At the start of the Revolutionary War, the patriotic tune that we know as Yankee Doodle was actually a British troop song that mocked the American colonists:
Yankee Doodle went to town
A-riding on a pony,
Stuck a feather in his hat
And called it macaroni.
In mid-18th century England, macaronis were ‘wannabe’ aristocrats who adopted an Italian diet, an effeminate Continental style of dress, and other seemingly outlandish behaviors. The British wrote the lyric to denigrate Americans as country bumpkins and aspiring fops, but at the Battles of Lexington and Concord, and again at the Battle of Saratoga, the Americans claimed the tune as their own and played it back to the retreating and surrendering British. The instant playback was a taunt to the redcoats in their underestimation of the colonists, even as it flaunted American self-deprecation.
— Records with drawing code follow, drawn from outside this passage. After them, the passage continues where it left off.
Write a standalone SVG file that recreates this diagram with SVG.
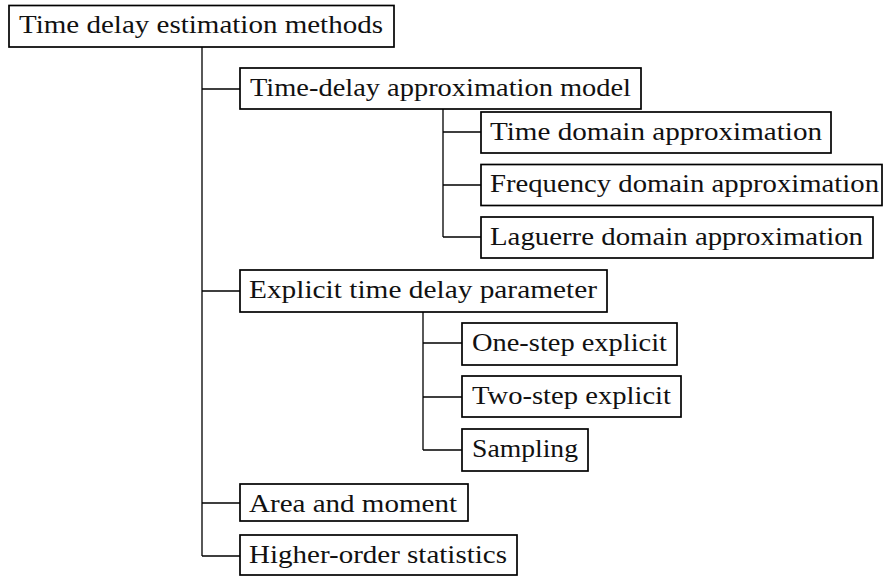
<svg xmlns="http://www.w3.org/2000/svg" width="884" height="576" viewBox="0 0 884 576">
<style>
.box{fill:#fff;stroke:#000;stroke-width:1.7}
.lbl{font-family:'Liberation Serif','Times New Roman',serif;font-size:25px;fill:#111}
.con{fill:none;stroke:#000;stroke-width:1.3}
</style>
<rect width="884" height="576" fill="#fff"/>
<g id="connectors">
<path class="con" d="M202 47V556M202 89H240M202 291H240M202 503H240M202 556H240"/>
<path class="con" d="M443 109V237M443 132H481M443 185H481M443 237H481"/>
<path class="con" d="M423 312V450M423 343H462M423 397H462M423 450H462"/>
</g>
<g id="root"><rect class="box" x="9" y="5.5" width="385" height="41.5"/><text class="lbl" x="19" y="33" textLength="364" lengthAdjust="spacingAndGlyphs">Time delay estimation methods</text></g>
<g id="approx"><rect class="box" x="240" y="68" width="401" height="41"/><text class="lbl" x="250" y="96" textLength="381" lengthAdjust="spacingAndGlyphs">Time-delay approximation model</text></g>
<g id="timedomain"><rect class="box" x="481" y="112" width="350" height="41"/><text class="lbl" x="490" y="140" textLength="332" lengthAdjust="spacingAndGlyphs">Time domain approximation</text></g>
<g id="freqdomain"><rect class="box" x="481" y="164.5" width="401" height="41"/><text class="lbl" x="490" y="192" textLength="389" lengthAdjust="spacingAndGlyphs">Frequency domain approximation</text></g>
<g id="laguerre"><rect class="box" x="481" y="217" width="392" height="41"/><text class="lbl" x="490" y="245" textLength="373" lengthAdjust="spacingAndGlyphs">Laguerre domain approximation</text></g>
<g id="explicit"><rect class="box" x="240" y="270" width="367" height="42"/><text class="lbl" x="249" y="298" textLength="348" lengthAdjust="spacingAndGlyphs">Explicit time delay parameter</text></g>
<g id="onestep"><rect class="box" x="462" y="323" width="215" height="42"/><text class="lbl" x="472" y="351" textLength="195" lengthAdjust="spacingAndGlyphs">One-step explicit</text></g>
<g id="twostep"><rect class="box" x="462" y="376" width="219" height="41"/><text class="lbl" x="472" y="404" textLength="199" lengthAdjust="spacingAndGlyphs">Two-step explicit</text></g>
<g id="sampling"><rect class="box" x="462" y="429" width="126" height="42"/><text class="lbl" x="472" y="457" textLength="106" lengthAdjust="spacingAndGlyphs">Sampling</text></g>
<g id="area"><rect class="box" x="240" y="484" width="228" height="37"/><text class="lbl" x="249" y="512" textLength="208" lengthAdjust="spacingAndGlyphs">Area and moment</text></g>
<g id="higher"><rect class="box" x="240" y="535" width="277" height="40"/><text class="lbl" x="249" y="563" textLength="258" lengthAdjust="spacingAndGlyphs">Higher-order statistics</text></g>
</svg>
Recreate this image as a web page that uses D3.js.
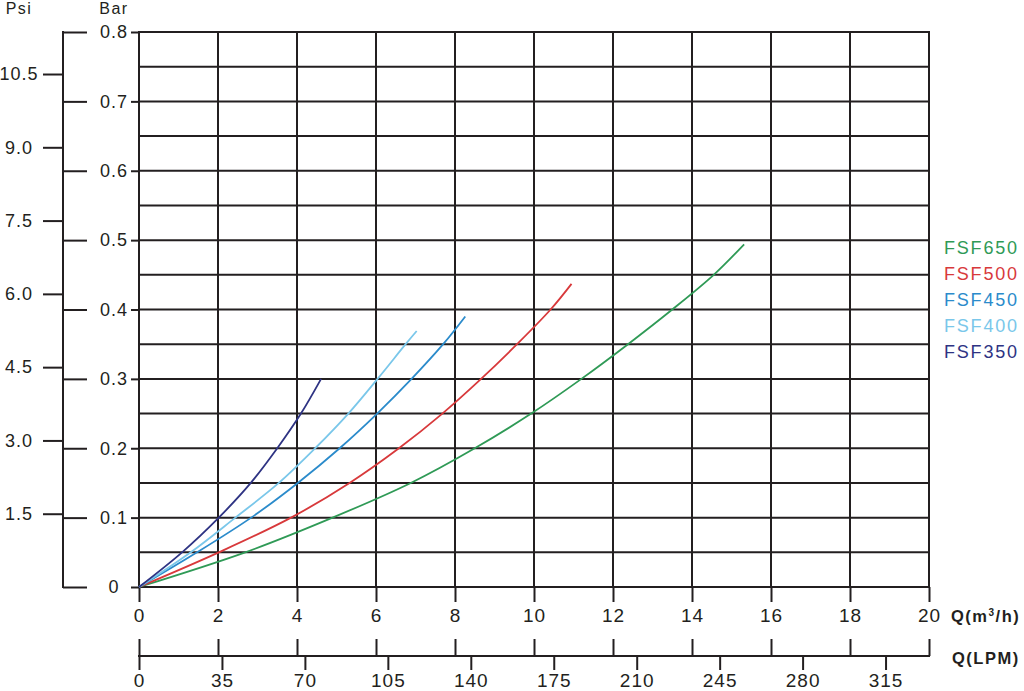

Behind the nonsense and whimsy was a steadfast commitment to the new citizenry and a willingness to fight for "inalienable rights" — even to the death.
Unfortunately, this commitment did not extend to the American Indian tribes the colonists were decimating and displacing, enslaved Africans (who in 1775 were already 20% of the American colonial population), indentured immigrants, or women. The United States is still struggling 250 years later with these foundational disenfranchisements.